It is a foolish thing to trust someone.
When you say you are going to ‘Trust someone” with something, then you are saying that you are going to take something that is important to you and give it to them (at least for a period of time). Why would you do that? Why would anyone believe in someone else’s ability to be good, loyal and unselfish for even a moment’s time? Are we naive to the fact that a person – any person – has the ability to take from us and keep for themselves?
I would consider myself a pretty trusting person. I can sit by strangers in the subway or on an airplane and not think a thing of them. I don’t question their morality. I don’t cautiously move around them as if they could hurt me at any moment. I just live a parallel life to their trusting that they will respect me as much as I am respecting them.
Am I wrong to not be more cautious? Shouldn’t I be leery of every stranger that comes within a 10 foot circle of me? I don’t know them – they could snap and take from me anything from my wallet to my life. Why do I trust the Starbucks girl to not take my credit card number at the drive thru window and after her shift go on a world wide web shopping spree? Why would I get in a yellow car with a perfect stranger and ask them to take me somewhere believing that they would actually do it? Why would I trust someone to prepare a meal for me in a kitchen I cannot see?
Trust.
Why do I give a lover my heart and trust she will respect it? Why do I trust my family to care for me when I can’t care for myself? Why do I divulge secrets to close friends trusting that they won’t use the information against me? Why do I give God my soul and trust him with my eternity?
Trust.
Trust is believing in someone enough to give them your most valuable possessions – tangible and intangible.
Do I trust God this much? Do I believe in him enough to give him my most valuable possession, my soul? I’d like to think so, but I am left to question this then practically; do I trust God with my security, satisfaction and salvation?
Trusting God with my security
I’ve spent countless hours in my life striving to create a sense of security in my life. Down to how I care for my body, to how padded my bank account is – I’ve worked hard to find stability in earthly things. There is a necessity to do this, but it is the motive with which it is done that we must be careful of. If I am doing things in my life for the purpose of having a more secure self-esteem I am failing with trusting God to provide me security.
If I really think about it, I trust God to provide for me better than I trust myself.
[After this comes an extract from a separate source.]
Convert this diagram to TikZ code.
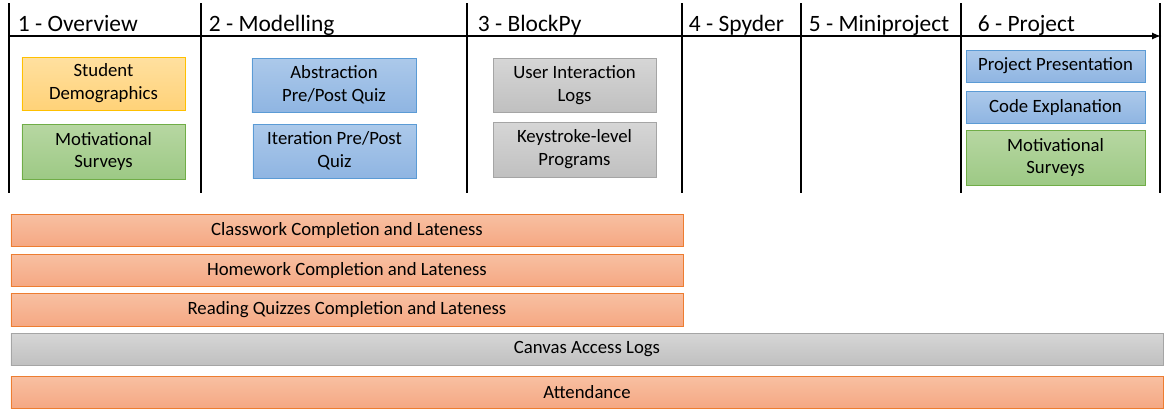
\documentclass[tikz,border=0pt]{standalone}
\usepackage{fontspec}
\setmainfont{Carlito}
\usetikzlibrary{arrows}

\definecolor{yelline}{HTML}{FFC000}
\definecolor{greline}{HTML}{70AD47}
\definecolor{bluline}{HTML}{5B9BD5}
\definecolor{grayline}{HTML}{A5A5A5}
\definecolor{orgline}{HTML}{ED7D31}

\tikzset{
    phase/.style={anchor=base west, inner sep=0pt, font=\fontsize{20}{24}\selectfont},
    databox/.style={draw, line width=0.8pt, inner sep=0pt, align=center,
        font=\fontsize{16}{19.5}\selectfont},
    yelbox/.style={databox, draw=yelline, top color={rgb,255:red,255;green,224;blue,160}, bottom color={rgb,255:red,255;green,210;blue,120}},
    grebox/.style={databox, draw=greline, top color={rgb,255:red,183;green,215;blue,162}, bottom color={rgb,255:red,157;green,201;blue,133}},
    blubox/.style={databox, draw=bluline, top color={rgb,255:red,172;green,201;blue,234}, bottom color={rgb,255:red,143;green,181;blue,226}},
    graybox/.style={databox, draw=grayline, top color={rgb,255:red,214;green,214;blue,214}, bottom color={rgb,255:red,192;green,192;blue,192}},
    orgbox/.style={databox, draw=orgline, top color={rgb,255:red,248;green,192;blue,162}, bottom color={rgb,255:red,245;green,168;blue,131}},
}

\begin{document}
\begin{tikzpicture}[x=0.03cm, y=-0.03cm, line width=1.6pt]
    \useasboundingbox (0,0) rectangle (1170,415);

    % Time line
    \coordinate (start) at (9,36);
    \coordinate (end) at (1161,36);
    \draw[-latex] (start) -- (end);

    % Phase borders
    \foreach \x in {9,201,467,682,801,961,1160}
        \draw (\x,3) -- (\x,193);

    \node[phase] (overview) at (17,31) {1 - Overview};
    \node[phase] (modelling) at (208,31) {2 - Modelling};
    \node[phase] (blockpy) at (477,31) {3 - BlockPy};
    \node[phase] (spyder) at (688,31) {4 - Spyder};
    \node[phase] (miniproj) at (808,31) {5 - Miniproject};
    \node[phase] (project) at (977,31) {6 - Project};

    % 1 - Overview
    \node[yelbox, minimum width=4.89cm, minimum height=1.59cm] (demo) at (103.5,83.5) {Student\\Demographics};% draw the box
    \node[grebox, minimum width=4.89cm, minimum height=1.65cm] (survey) at (103.5,151.5) {Motivational\\Surveys};% draw the box

    % 2 - Modelling
    \node[blubox, minimum width=4.92cm, minimum height=1.62cm] (abstr) at (334,85) {Abstraction\\Pre/Post Quiz};% draw the box
    \node[blubox, minimum width=4.89cm, minimum height=1.62cm] (iter) at (334.5,151) {Iteration Pre/Post\\Quiz};% draw the box

    % 3 - BlockPy
    \node[graybox, minimum width=4.89cm, minimum height=1.62cm] (logs) at (574.5,85) {User Interaction\\Logs};% draw the box
    \node[graybox, minimum width=4.89cm, minimum height=1.65cm] (keys) at (574.5,149.5) {Keystroke-level\\Programs};% draw the box

    % 6 - Project
    \node[blubox, minimum width=5.37cm, minimum height=0.96cm] (pres) at (1055.5,66) {Project Presentation};% draw the box
    \node[blubox, minimum width=5.37cm, minimum height=0.96cm] (code) at (1055.5,107) {Code Explanation};% draw the box
    \node[grebox, minimum width=5.37cm, minimum height=1.65cm] (survey2) at (1055.5,157.5) {Motivational\\Surveys};% draw the box

    % Whole course
    \node[orgbox, minimum width=20.16cm, minimum height=0.96cm] (classwork) at (347,230) {Classwork Completion and Lateness};
    \node[orgbox, minimum width=20.16cm, minimum height=0.96cm] (homework) at (347,270) {Homework Completion and Lateness};
    \node[orgbox, minimum width=20.16cm, minimum height=0.99cm] (reading) at (347,309.5) {Reading Quizzes Completion and Lateness};
    \node[graybox, minimum width=34.56cm, minimum height=0.96cm] (canvas) at (587,349) {Canvas Access Logs};
    \node[orgbox, minimum width=34.56cm, minimum height=0.96cm] (attend) at (587,392) {Attendance};

\end{tikzpicture}
\end{document}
If that is so, then why do I live so opposite?
Moses had to trust God with his security. God spoke to Him out of a burning bush asking him to march back into the last where he disappeared from and “steel” a bunch of the slaved away. Bold? Yes. Down right terrifying? Absolutely. Yet he looked to the great “I AM” to stand behind him as he stood before Pharoh. Talk about trusting God with your security.
Trusting God with my Satisfaction
Sin is what we do when God is not enough for us. As a bunch of sin-hungry-little-pervs we go off and grab our sin and indulging in it as if there is nothing God could ever do to bring us that much satisfaction.
Do I really believe that God can’t suffice for me?
Trusting God with my satisfaction believes that God can meet my every need and desire. Yes, there are things that God has planted in me to desire and some of those thing are the same things He’s told me not to have yet (like sex) or have too much of (like food and money).
I must come to the place where I live God more than I love my sin. The habitual sin in my life has to stand up to the great God. When it measures up short (because it always will) then I must realize this and banish sin from my life. If I truly want more of God then I must desire less of sin.
Trusting God with my Salvation
When I was four I gave my life to Christ. Why then have I lived so many days since then as if I am not saved? Do I not believe it worked? Why has hypocrisy laced my life as long as I’ve lived?
Perhaps I have a small view of Christ and what He did for me. As David begged God; I must return to the joy of my salvation.
It may be foolish to trust someone, but it is not foolish to trust the One.